Monday, November 13, 2017

Too Stupid To Live

Readers of romance use the term "too stupid to live" (TSTL) to describe a character, usually the heroine, who does incredibly dumb things to further the plot.  

These characters are equivalent to the scantily clad bimbo in a horror movie who leaves a locked house to wander around outside bellowing, "Is anyone there?"

Of course, the really stupid or lazy person is the author who didn't bother to create a logical plot.

You're not sure if the heroine is too stupid to live?  Here are some examples.

A heroine may be too-stupid-to-live if she

Doesn't change her lock or improve security after a serial killer breaks in her home and leaves a threatening note.  Nor does she consider staying elsewhere.

Sends her guards home after the so-far-inept police decide they have captured the serial killer.

The heroine gets hot for the hero and does something about it when the bad guys are near.

The trained assassin is sneaking up on her professional bodyguard so the heroine, with no fighting training, attacks him herself rather than yelling a warning.

The "Full Moon Killer" is savaging locals.  The creepy guy next door reeks of Nair, wears flea colors, and buys large boxes of Milk Bones although he doesn't own a dog, but the heroine isn't suspicious because "werewolves don't exist."

The heroine has an entire troop of bad guys after her, but she doesn't call in reinforcements, seek help from the police, or tell the hero she's in trouble.  
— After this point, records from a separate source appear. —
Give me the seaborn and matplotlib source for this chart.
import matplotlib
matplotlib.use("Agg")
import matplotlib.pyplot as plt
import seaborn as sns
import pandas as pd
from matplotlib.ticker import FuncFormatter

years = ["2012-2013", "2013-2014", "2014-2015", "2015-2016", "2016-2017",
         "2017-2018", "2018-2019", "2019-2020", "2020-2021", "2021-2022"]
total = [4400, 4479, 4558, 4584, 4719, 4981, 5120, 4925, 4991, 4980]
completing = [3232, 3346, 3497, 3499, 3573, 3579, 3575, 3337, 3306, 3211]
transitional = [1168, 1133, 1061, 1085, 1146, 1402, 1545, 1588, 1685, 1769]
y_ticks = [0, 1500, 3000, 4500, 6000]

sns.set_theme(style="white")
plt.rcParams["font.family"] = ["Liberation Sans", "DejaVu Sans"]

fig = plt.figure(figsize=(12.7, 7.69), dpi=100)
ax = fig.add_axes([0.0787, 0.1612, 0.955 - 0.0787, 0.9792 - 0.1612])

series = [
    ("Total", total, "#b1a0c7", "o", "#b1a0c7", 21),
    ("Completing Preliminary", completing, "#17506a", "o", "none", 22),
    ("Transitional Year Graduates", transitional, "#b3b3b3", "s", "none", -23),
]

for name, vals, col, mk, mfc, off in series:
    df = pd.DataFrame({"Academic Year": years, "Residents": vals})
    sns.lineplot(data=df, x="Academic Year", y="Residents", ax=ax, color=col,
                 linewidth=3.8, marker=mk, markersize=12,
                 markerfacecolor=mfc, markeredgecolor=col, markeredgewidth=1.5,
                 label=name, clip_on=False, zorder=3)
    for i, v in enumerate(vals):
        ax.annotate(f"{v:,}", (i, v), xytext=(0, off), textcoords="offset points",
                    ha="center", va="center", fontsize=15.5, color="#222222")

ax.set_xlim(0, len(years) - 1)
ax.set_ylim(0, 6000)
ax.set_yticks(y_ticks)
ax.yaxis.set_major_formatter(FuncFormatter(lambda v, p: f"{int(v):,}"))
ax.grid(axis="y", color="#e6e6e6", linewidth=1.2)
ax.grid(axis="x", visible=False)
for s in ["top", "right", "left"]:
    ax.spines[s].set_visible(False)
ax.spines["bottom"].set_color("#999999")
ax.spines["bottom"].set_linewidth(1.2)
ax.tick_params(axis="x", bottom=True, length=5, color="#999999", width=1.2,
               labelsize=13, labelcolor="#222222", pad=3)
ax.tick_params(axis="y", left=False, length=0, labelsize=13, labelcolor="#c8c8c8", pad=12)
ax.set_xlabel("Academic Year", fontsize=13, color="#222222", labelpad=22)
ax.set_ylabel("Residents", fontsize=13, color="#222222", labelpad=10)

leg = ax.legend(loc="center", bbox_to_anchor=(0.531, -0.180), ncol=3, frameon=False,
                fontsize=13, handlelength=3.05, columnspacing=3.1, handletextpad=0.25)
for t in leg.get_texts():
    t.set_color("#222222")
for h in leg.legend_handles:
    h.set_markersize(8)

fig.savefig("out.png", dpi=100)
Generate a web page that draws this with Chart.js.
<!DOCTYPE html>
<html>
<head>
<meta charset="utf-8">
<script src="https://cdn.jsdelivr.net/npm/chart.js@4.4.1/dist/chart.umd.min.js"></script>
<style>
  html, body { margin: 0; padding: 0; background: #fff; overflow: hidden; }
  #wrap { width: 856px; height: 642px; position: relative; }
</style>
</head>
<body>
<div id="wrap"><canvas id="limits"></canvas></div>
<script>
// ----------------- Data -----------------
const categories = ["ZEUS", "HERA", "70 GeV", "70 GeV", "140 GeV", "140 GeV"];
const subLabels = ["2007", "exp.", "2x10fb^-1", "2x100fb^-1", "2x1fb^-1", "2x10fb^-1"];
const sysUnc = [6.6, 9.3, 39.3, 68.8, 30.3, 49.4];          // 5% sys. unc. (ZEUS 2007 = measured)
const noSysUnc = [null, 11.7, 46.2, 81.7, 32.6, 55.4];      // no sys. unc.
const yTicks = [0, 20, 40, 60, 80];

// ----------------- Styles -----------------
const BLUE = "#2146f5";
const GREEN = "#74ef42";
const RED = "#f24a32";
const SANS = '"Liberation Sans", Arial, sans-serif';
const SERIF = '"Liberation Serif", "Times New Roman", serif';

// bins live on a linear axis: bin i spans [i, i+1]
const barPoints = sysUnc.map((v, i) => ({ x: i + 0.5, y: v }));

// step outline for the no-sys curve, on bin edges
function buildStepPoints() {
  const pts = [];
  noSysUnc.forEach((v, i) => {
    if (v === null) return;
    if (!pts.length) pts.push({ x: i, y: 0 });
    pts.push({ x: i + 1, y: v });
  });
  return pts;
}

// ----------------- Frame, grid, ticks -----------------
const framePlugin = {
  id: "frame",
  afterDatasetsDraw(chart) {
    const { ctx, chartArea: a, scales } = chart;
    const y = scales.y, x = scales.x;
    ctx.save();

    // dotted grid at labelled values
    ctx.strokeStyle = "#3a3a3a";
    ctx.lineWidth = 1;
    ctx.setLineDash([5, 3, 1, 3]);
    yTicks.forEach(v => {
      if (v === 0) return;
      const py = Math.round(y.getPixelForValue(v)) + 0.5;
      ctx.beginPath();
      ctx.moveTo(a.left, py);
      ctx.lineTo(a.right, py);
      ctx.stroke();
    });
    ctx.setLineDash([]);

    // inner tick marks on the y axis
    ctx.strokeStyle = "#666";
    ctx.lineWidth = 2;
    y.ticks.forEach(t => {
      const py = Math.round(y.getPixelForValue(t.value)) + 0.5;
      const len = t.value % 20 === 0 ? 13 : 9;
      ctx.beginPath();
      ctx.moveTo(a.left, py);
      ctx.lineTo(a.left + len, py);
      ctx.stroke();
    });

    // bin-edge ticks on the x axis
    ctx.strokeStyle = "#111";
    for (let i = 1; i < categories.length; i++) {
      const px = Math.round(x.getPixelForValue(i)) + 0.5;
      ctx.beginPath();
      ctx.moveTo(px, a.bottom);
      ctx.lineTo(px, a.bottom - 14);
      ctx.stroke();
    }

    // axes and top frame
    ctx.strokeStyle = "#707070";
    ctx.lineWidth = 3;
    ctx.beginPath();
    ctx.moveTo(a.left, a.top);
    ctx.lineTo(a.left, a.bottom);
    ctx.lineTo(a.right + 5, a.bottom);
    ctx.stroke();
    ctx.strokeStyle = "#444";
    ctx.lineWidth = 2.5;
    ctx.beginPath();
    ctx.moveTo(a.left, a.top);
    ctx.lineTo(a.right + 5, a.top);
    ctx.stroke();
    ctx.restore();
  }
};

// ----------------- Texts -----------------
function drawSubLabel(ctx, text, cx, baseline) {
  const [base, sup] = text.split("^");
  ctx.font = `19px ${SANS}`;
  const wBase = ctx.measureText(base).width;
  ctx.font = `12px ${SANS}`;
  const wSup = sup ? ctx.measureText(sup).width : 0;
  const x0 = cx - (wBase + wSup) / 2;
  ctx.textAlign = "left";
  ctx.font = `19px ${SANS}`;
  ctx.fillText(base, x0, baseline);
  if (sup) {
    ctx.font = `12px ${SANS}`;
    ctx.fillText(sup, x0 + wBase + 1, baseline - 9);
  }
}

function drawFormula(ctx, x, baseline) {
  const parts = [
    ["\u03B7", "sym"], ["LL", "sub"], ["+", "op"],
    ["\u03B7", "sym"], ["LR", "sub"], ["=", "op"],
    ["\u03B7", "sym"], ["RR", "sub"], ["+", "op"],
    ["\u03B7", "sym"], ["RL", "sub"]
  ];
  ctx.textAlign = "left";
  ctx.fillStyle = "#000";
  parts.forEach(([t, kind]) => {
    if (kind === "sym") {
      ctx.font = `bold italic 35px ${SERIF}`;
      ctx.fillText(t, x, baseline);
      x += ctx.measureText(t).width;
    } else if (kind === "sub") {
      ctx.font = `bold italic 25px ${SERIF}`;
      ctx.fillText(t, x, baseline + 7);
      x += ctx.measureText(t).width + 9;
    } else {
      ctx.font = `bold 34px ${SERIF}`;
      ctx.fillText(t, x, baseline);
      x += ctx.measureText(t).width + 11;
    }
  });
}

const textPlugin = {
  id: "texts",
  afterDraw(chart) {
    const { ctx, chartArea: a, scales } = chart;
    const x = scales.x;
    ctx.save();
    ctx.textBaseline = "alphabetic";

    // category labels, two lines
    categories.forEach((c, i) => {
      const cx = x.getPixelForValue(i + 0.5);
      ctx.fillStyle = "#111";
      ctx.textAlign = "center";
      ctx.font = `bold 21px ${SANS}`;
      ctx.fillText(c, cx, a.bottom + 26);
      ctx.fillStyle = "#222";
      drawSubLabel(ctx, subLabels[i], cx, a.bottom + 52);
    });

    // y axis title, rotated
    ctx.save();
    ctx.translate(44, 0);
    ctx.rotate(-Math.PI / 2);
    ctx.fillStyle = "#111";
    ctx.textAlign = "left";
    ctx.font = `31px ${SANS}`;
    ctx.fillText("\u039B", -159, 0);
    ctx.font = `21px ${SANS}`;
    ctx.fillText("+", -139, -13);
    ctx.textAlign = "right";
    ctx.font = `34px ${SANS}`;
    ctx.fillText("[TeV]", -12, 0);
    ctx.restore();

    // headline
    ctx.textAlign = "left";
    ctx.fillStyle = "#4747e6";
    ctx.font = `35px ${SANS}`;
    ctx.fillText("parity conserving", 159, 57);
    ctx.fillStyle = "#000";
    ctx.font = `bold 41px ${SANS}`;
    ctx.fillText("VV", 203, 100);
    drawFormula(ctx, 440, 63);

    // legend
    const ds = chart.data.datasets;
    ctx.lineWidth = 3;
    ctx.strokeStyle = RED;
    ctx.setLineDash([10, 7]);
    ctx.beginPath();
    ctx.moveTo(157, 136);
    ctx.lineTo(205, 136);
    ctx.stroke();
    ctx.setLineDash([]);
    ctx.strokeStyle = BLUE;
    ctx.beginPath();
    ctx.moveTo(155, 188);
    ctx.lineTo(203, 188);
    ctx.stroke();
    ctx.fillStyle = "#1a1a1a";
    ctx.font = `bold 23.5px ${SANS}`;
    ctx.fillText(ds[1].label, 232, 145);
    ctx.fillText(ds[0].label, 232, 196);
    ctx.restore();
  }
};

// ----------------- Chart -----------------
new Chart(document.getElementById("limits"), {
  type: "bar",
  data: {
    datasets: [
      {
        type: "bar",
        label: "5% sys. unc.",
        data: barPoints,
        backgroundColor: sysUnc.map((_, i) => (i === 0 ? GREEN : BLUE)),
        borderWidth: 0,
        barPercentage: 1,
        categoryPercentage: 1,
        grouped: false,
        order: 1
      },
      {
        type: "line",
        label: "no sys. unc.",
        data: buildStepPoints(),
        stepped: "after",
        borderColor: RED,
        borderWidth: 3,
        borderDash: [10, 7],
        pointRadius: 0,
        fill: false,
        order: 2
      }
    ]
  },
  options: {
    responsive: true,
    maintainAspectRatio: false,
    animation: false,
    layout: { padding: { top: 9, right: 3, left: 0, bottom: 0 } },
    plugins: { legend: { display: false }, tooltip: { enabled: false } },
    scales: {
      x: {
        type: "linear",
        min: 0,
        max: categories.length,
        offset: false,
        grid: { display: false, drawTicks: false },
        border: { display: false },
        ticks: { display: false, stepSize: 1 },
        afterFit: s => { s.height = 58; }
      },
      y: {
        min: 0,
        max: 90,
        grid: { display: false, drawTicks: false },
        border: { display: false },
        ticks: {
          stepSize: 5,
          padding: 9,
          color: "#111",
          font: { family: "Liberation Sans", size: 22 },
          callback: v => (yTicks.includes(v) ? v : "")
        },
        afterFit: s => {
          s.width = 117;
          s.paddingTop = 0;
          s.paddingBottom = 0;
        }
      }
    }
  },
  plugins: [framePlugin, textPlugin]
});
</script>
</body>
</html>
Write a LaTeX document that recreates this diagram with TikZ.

She has the only copy of some incriminating documents, and she doesn't make copies, or put them in a safety deposit box in her bank.  Instead, she leaves them in her apartment.

The heroine's blind date drinks really red Bloody Marys, has a bad overbite, and stares at her jugular vein instead of her large boobs, but she isn't suspicious because "vampires don't exist."

The bad guy asks her to meet him to exchange the documents for the hero, and she goes without back up or a weapon.

Bad guys are after the heroine so she picks high heels instead of running shoes because she'd rather die than be unfashionable.

The heroine starts a verbal battle with the hero while they are trying to sneak up on the bad guys.

Someone is trying to kill her so she wanders around outside and in the cavernous mansion she’s staying at.  


What can you do to avoid a TSTL character?  If you need your stalker-chased heroine to appear on national TV, don’t have her on the kiss cam at a nationally televised football game.  Instead, have her save a child from a burning car, and the rescue is caught by someone with a cellphone.  If she must do something stupid, have her know that it is stupid or dangerous yet make all other options worse or impossible.  As Forrest Gump said, “Stupid is as stupid does.”  This applies more to the writer than the character.